The sexting scare

Though no ‘epidemic,’ it raises big issues for parents and the law

Anne Kingston

The sexting scareIn January, six teenagers in Greensburg, Penn.—three girls and three boys all under the age of 18—were charged with child pornography for sending and receiving nude pictures of themselves via cellphone after the images were discovered by a high school teacher. Within weeks, teenage “sexting,” to use the catchy coinage, had become a seeming epidemic in the U.S., with a flurry of criminal charges, ranging from possession of child pornography to the lesser felony of obscenity, being laid in more than a dozen states.

With the concerned clucking that inevitably attends coverage of teenage sexuality, the U.S media—from Newsweek to Katie Couric—was all over it. Fox News called sexting “the new craze all over the country among 11- to 17-year-old adolescents.” The New York Post included “evidence” in the form of photos of scantily clad girls.

Yet the statistical proof of a sexting epidemic is scant: one lone survey sponsored by the National Campaign to Prevent Teen and Unwanted Pregnancy and CosmoGirl.com, which reported that 22 per cent of girls and 18 per cent of boys have electronically sent or posted nude or semi-nude images, even though 75 per cent knew it could have serious negative consequences.

That kids use what they believe is the private domain of their cellphones to text racy pictures is hardly surprising. What U.S. law enforcement views as pornography, teenagers see as high-tech flirting, oblivious to its dangerous consequences.
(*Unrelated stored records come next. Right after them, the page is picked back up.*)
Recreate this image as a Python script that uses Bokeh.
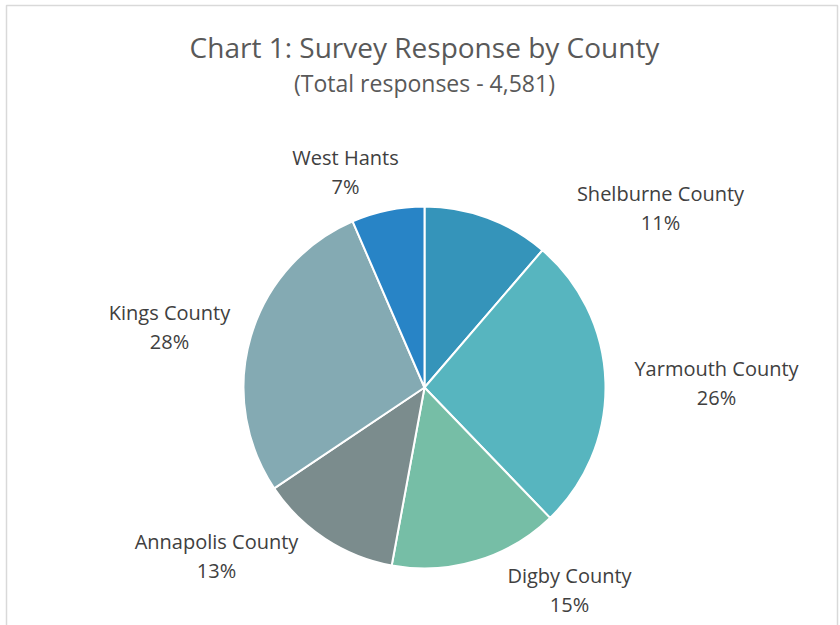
from math import pi
from bokeh.plotting import figure
from bokeh.models import Range1d, ColumnDataSource
from bokeh.core.properties import value
from bokeh.embed import file_html
from bokeh.resources import INLINE

# ---- data ----
counties = ["Shelburne County", "Yarmouth County", "Digby County",
            "Annapolis County", "Kings County", "West Hants"]
shares = [11.3, 26.5, 15.1, 12.7, 27.9, 6.5]          # estimated slice shares (%)
pct_labels = ["11%", "26%", "15%", "13%", "28%", "7%"]  # labels as printed
colors = ["#3594ba", "#57b5bf", "#76bea6", "#7b8c8d", "#84aab3", "#2884c6"]
title_text = "Chart 1: Survey Response by County"
subtitle_text = "(Total responses - 4,581)"

# ---- layout (pixel-like data units, pie centre at 0,0) ----
W, H = 840, 625
cx_px, cy_px = 424, 387
R = 181
label_offsets = [(236, 180), (292, 5), (145, -202), (-208, -168), (-255, 61), (-79, 216)]

total = sum(shares)
starts, ends = [], []
cum = 0.0
for s in shares:
    starts.append(pi / 2 - 2 * pi * cum / total)
    cum += s
    ends.append(pi / 2 - 2 * pi * cum / total)

src = ColumnDataSource(dict(start=starts, end=ends, color=colors))

p = figure(width=W, height=H, output_backend="svg", toolbar_location=None,
           x_range=Range1d(-cx_px, W - cx_px), y_range=Range1d(cy_px - H, cy_px),
           min_border=0, background_fill_color="white", border_fill_color="white")
p.axis.visible = False
p.grid.visible = False
p.outline_line_color = None

# chart frame
p.quad(left=[6 - cx_px], right=[837 - cx_px], top=[cy_px - 5], bottom=[cy_px - H - 50],
       fill_color=None, line_color="#d9d9d9", line_width=1.5)

p.wedge(x=0, y=0, radius=R, start_angle="start", end_angle="end", direction="clock",
        fill_color="color", line_color="white", line_width=2, source=src)

font = value("Open Sans")
lx = [o[0] for o in label_offsets]
ly = [o[1] for o in label_offsets]
p.text(x=lx, y=[v + 14 for v in ly], text=counties, text_align="center",
       text_baseline="middle", text_font=font, text_font_size="20px", text_color="#404040")
p.text(x=lx, y=[v - 15 for v in ly], text=pct_labels, text_align="center",
       text_baseline="middle", text_font=font, text_font_size="20px", text_color="#404040")

p.text(x=[0], y=[cy_px - 46], text=[title_text], text_align="center", text_baseline="middle",
       text_font=font, text_font_size="28px", text_color="#595959")
p.text(x=[0], y=[cy_px - 82], text=[subtitle_text], text_align="center", text_baseline="middle",
       text_font=font, text_font_size="23px", text_color="#595959")

open("out.html", "w").write(file_html(p, INLINE))
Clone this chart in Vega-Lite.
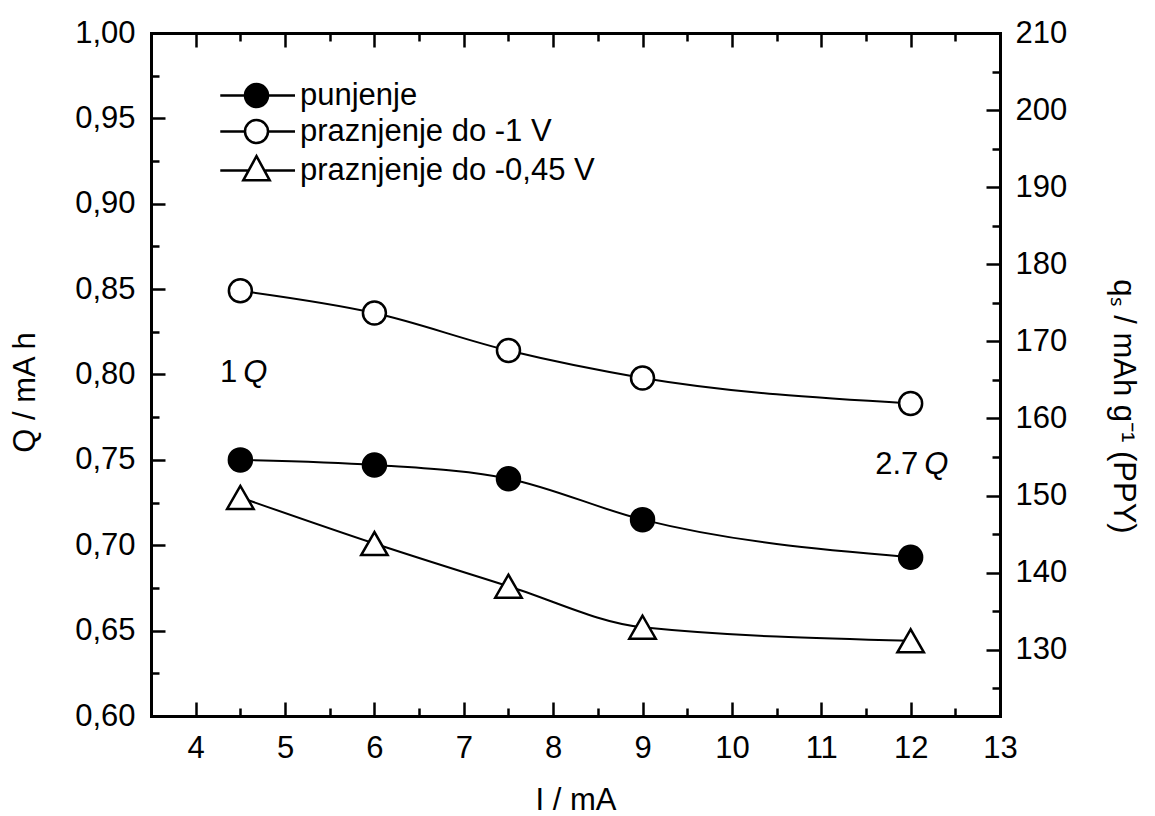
{
  "$schema": "https://vega.github.io/schema/vega-lite/v6.json",
  "width": 849,
  "height": 683,
  "autosize": "none",
  "padding": {"left": 151, "top": 33, "right": 155, "bottom": 100},
  "background": "white",
  "config": {
    "font": "Liberation Sans",
    "view": {"stroke": null},
    "axis": {
      "grid": false,
      "domainColor": "black",
      "tickColor": "black",
      "labelColor": "black",
      "titleColor": "black",
      "domainWidth": 3,
      "tickWidth": 2.5,
      "labelFontSize": 31,
      "titleFontSize": 31,
      "titleFontWeight": "normal",
      "labelFont": "Liberation Sans",
      "titleFont": "Liberation Sans",
      "labelFlush": false,
      "labelOverlap": false,
      "domainCap": "square"
    },
    "legend": {
      "orient": "none",
      "legendX": 90,
      "legendY": 47,
      "title": null,
      "labelFont": "Liberation Sans",
      "labelFontSize": 31,
      "labelColor": "black",
      "symbolSize": 529,
      "symbolStrokeWidth": 2.5,
      "symbolStrokeColor": "black",
      "labelOffset": 28,
      "rowPadding": 3,
      "padding": 0,
      "labelLimit": 0
    }
  },
  "datasets": {
    "pts": [
      {"I": 4.5, "Q": 0.750, "series": "punjenje"},
      {"I": 6.0, "Q": 0.747, "series": "punjenje"},
      {"I": 7.5, "Q": 0.739, "series": "punjenje"},
      {"I": 9.0, "Q": 0.715, "series": "punjenje"},
      {"I": 12.0, "Q": 0.693, "series": "punjenje"},
      {"I": 4.5, "Q": 0.849, "series": "praznjenje do -1 V"},
      {"I": 6.0, "Q": 0.836, "series": "praznjenje do -1 V"},
      {"I": 7.5, "Q": 0.814, "series": "praznjenje do -1 V"},
      {"I": 9.0, "Q": 0.798, "series": "praznjenje do -1 V"},
      {"I": 12.0, "Q": 0.783, "series": "praznjenje do -1 V"},
      {"I": 4.5, "Q": 0.728, "series": "praznjenje do -0,45 V"},
      {"I": 6.0, "Q": 0.701, "series": "praznjenje do -0,45 V"},
      {"I": 7.5, "Q": 0.676, "series": "praznjenje do -0,45 V"},
      {"I": 9.0, "Q": 0.652, "series": "praznjenje do -0,45 V"},
      {"I": 12.0, "Q": 0.644, "series": "praznjenje do -0,45 V"}
    ],
    "ann": [
      {"I": 4.5, "Q": 0.801, "a": "1", "b": "Q"},
      {"I": 12.12, "Q": 0.747, "a": "2.7", "b": "Q"}
    ]
  },
  "resolve": {
    "scale": {"x": "independent", "y": "independent"},
    "axis": {"x": "independent", "y": "independent"}
  },
  "layer": [
    {
      "data": {"name": "pts"},
      "mark": {"type": "line", "interpolate": "monotone", "color": "black", "strokeWidth": 2},
      "encoding": {
        "x": {
          "field": "I", "type": "quantitative",
          "scale": {"domain": [3.5, 13], "nice": false, "zero": false},
          "axis": {"orient": "bottom", "values": [4, 5, 6, 7, 8, 9, 10, 11, 12, 13], "tickSize": -14, "labelPadding": 31, "title": "I / mA", "titlePadding": 22}
        },
        "y": {
          "field": "Q", "type": "quantitative",
          "scale": {"domain": [0.6, 1.0], "nice": false, "zero": false},
          "axis": {"orient": "left", "values": [0.6, 0.65, 0.7, 0.75, 0.8, 0.85, 0.9, 0.95, 1.0], "tickSize": -14, "labelPadding": 30, "labelExpr": "replace(format(datum.value, '.2f'), '.', ',')", "title": "Q / mA h", "titlePadding": 33, "titleY": 359}
        },
        "detail": {"field": "series", "type": "nominal"}
      }
    },
    {
      "data": {"name": "pts"},
      "transform": [{"filter": "datum.series === 'punjenje'"}],
      "mark": {"type": "point", "shape": "circle", "size": 529, "filled": true, "fill": "black", "stroke": "black", "strokeWidth": 2.5, "opacity": 1},
      "encoding": {
        "x": {
          "field": "I", "type": "quantitative",
          "scale": {"domain": [3.5, 13], "nice": false, "zero": false},
          "axis": {"orient": "bottom", "values": [4.5, 5.5, 6.5, 7.5, 8.5, 9.5, 10.5, 11.5, 12.5], "tickSize": -8, "labels": false, "domain": false, "title": null}
        },
        "y": {
          "field": "Q", "type": "quantitative",
          "scale": {"domain": [0.6, 1.0], "nice": false, "zero": false},
          "axis": {"orient": "left", "values": [0.625, 0.675, 0.725, 0.775, 0.825, 0.875, 0.925, 0.975], "tickSize": -8, "labels": false, "domain": false, "title": null}
        }
      }
    },
    {
      "data": {"name": "pts"},
      "transform": [{"filter": "datum.series === 'praznjenje do -1 V'"}],
      "mark": {"type": "point", "shape": "circle", "size": 529, "filled": false, "fill": "white", "stroke": "black", "strokeWidth": 2.5, "opacity": 1},
      "encoding": {
        "x": {
          "field": "I", "type": "quantitative",
          "scale": {"domain": [3.5, 13], "nice": false, "zero": false},
          "axis": {"orient": "top", "values": [4, 5, 6, 7, 8, 9, 10, 11, 12, 13], "tickSize": -14, "labels": false, "domain": true, "title": null}
        },
        "y": {
          "field": "Q", "type": "quantitative",
          "scale": {"domain": [0.6, 1.0], "nice": false, "zero": false},
          "axis": null
        }
      }
    },
    {
      "data": {"name": "pts"},
      "transform": [{"filter": "datum.series === 'praznjenje do -0,45 V'"}],
      "mark": {"type": "point", "shape": "M0,-1L-1.15,1L1.15,1Z", "size": 529, "filled": false, "fill": "white", "stroke": "black", "strokeWidth": 2.5, "opacity": 1},
      "encoding": {
        "x": {
          "field": "I", "type": "quantitative",
          "scale": {"domain": [3.5, 13], "nice": false, "zero": false},
          "axis": {"orient": "top", "values": [4.5, 5.5, 6.5, 7.5, 8.5, 9.5, 10.5, 11.5, 12.5], "tickSize": -8, "labels": false, "domain": false, "title": null}
        },
        "y": {
          "field": "Q", "type": "quantitative",
          "scale": {"domain": [0.6, 1.0], "nice": false, "zero": false},
          "axis": null
        }
      }
    },
    {
      "data": {"values": [{}]},
      "mark": {"type": "rule", "opacity": 0},
      "encoding": {
        "y": {
          "datum": 150, "type": "quantitative",
          "scale": {"domain": [121.4, 210], "nice": false, "zero": false},
          "axis": {"orient": "right", "values": [130, 140, 150, 160, 170, 180, 190, 200, 210], "tickSize": -14, "labelPadding": 29, "domain": true, "title": "qₛ / mAh g⁻¹ (PPY)", "titlePadding": 40, "titleY": 373}
        }
      }
    },
    {
      "data": {"values": [{}]},
      "mark": {"type": "rule", "opacity": 0},
      "encoding": {
        "y": {
          "datum": 150, "type": "quantitative",
          "scale": {"domain": [121.4, 210], "nice": false, "zero": false},
          "axis": {"orient": "right", "values": [125, 135, 145, 155, 165, 175, 185, 195, 205], "tickSize": -8, "labels": false, "domain": false, "title": null}
        }
      }
    },
    {
      "data": {"name": "ann"},
      "mark": {"type": "text", "align": "right", "baseline": "middle", "fontSize": 31, "font": "Liberation Sans", "color": "black", "dx": -3},
      "encoding": {
        "x": {"field": "I", "type": "quantitative", "scale": {"domain": [3.5, 13], "nice": false, "zero": false}, "axis": null},
        "y": {"field": "Q", "type": "quantitative", "scale": {"domain": [0.6, 1.0], "nice": false, "zero": false}, "axis": null},
        "text": {"field": "a", "type": "nominal"}
      }
    },
    {
      "data": {"name": "ann"},
      "mark": {"type": "text", "align": "left", "baseline": "middle", "fontSize": 31, "font": "Liberation Sans", "fontStyle": "italic", "color": "black", "dx": 3},
      "encoding": {
        "x": {"field": "I", "type": "quantitative", "scale": {"domain": [3.5, 13], "nice": false, "zero": false}, "axis": null},
        "y": {"field": "Q", "type": "quantitative", "scale": {"domain": [0.6, 1.0], "nice": false, "zero": false}, "axis": null},
        "text": {"field": "b", "type": "nominal"}
      }
    },
    {
      "data": {"name": "pts"},
      "transform": [{"filter": "false"}],
      "mark": {"type": "point", "filled": false, "stroke": "black", "strokeWidth": 2.5, "opacity": 1, "size": 529},
      "encoding": {
        "shape": {
          "field": "series", "type": "nominal",
          "scale": {
            "domain": ["punjenje", "praznjenje do -1 V", "praznjenje do -0,45 V"],
            "range": [
              "M-3.15,0L-1,0M1,0L3.35,0M-1,0A1,1,0,1,0,1,0A1,1,0,1,0,-1,0Z",
              "M-3.15,0L-1,0M1,0L3.35,0M-1,0A1,1,0,1,0,1,0A1,1,0,1,0,-1,0Z",
              "M-3.15,0L-0.69,0M0.69,0L3.35,0M0,-1.25L-1.15,0.85L1.15,0.85Z"
            ]
          },
          "legend": {"symbolStrokeColor": "black", "symbolStrokeWidth": 2.5}
        },
        "fill": {
          "field": "series", "type": "nominal",
          "scale": {
            "domain": ["punjenje", "praznjenje do -1 V", "praznjenje do -0,45 V"],
            "range": ["black", "white", "white"]
          }
        },
        "stroke": {
          "field": "series", "type": "nominal",
          "scale": {
            "domain": ["punjenje", "praznjenje do -1 V", "praznjenje do -0,45 V"],
            "range": ["black", "black", "black"]
          }
        }
      }
    }
  ]
}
Facebook and MySpace are filled with groups like “I’ve Sent Naked Pictures of Myself Over the Phone.” Nor is it shocking that a teenager who receives a naked image is tempted to share it—which is where the risk begins.

“These kinds of images are so ubiquitous, teens don’t see them as shocking,” says M. Gigi Durham, author of The Lolita Effect: The Media Sexualization of Young Girls and What We Can Do About It. “They see them as an acceptable way of representing themselves.”

Sexting is certainly a reminder of how mysteriously porous electronic communication can be. Teenagers’ casual willingness to provide explicit images of themselves only heightens the risk. A 14-year-old Florida boy charged this week with transmitting pornography after he sent a photo of his genitalia to a female classmate explained he did it because he was “bored.”

The discussion has yet to migrate north of the border, where police say sexting isn’t on their radar. “We expect to see it, but we haven’t seen it,” says Det.-Const. Dana Boyko of the Toronto Police Service’s sex crimes unit, child exploitation section. Boyko regularly speaks to teenagers in Grades 7 to 12 and recently asked them about sexting. “They’d heard of it,” she says. “But the general view was that it had been hyped by the media, like it’s the new thing to worry about—sharks, killer bees, sexting.”

Obviously, teenagers might be reluctant to tell a cop they’re sending or receiving naked self-portraits. Yet an informal poll of nine teenagers ranging in age from 13 to 18 yields similar findings. One 16-year-old girl says she’s never heard the term, though she didn’t doubt it happens. “But no girls I know would do it,” she says. Another girl expressed frustration with the focus it’s received: “I’m really tired about stories that make all teenage girls look like sluts,” she says.

In Canada, it’s not illegal for two teenagers under the age of 18 to carry naked photographs of one another, provided it’s for private viewing only. “The Supreme Court says that minors can possess sexual images of themselves and others in consensual activity, but when it’s distributed, it becomes child pornography,” explains Toronto criminal lawyer Frank Addario. “The bright line between harmless and criminal,” he says, “is whether the photo depicts the nakedness for a sexual purpose. If you have an image of a naked teen zipping around the Internet, a police officer somewhere is going to see it and lay a charge.” And that charge, he says, would be against the minor who distributed it, not the minor who’d created the photograph.

Boyko says her colleagues have debated how they’d handle a sexting complaint, which raises thorny questions: “Do we really want to charge a child for distribution or possession of child porn?” she asks. “We’d have to look at the circumstances, to see if the situation was abusive. In some cases it might be charges had to be laid, in others that it’s just a lesson.” Teaching a lesson is what U.S. authorities are trying to do, though charging a child as a sexual offender is a harsh remedy with lifelong implications.

Durham believes the conversation about sexting is an important one, even though she questions whether it’s as common as reports suggest. The media focus is useful, she says: “It’s raising interesting legal questions about how, as a society, we should deal with the impacts of new technologies on our lives, and on kids’ lives in particular.”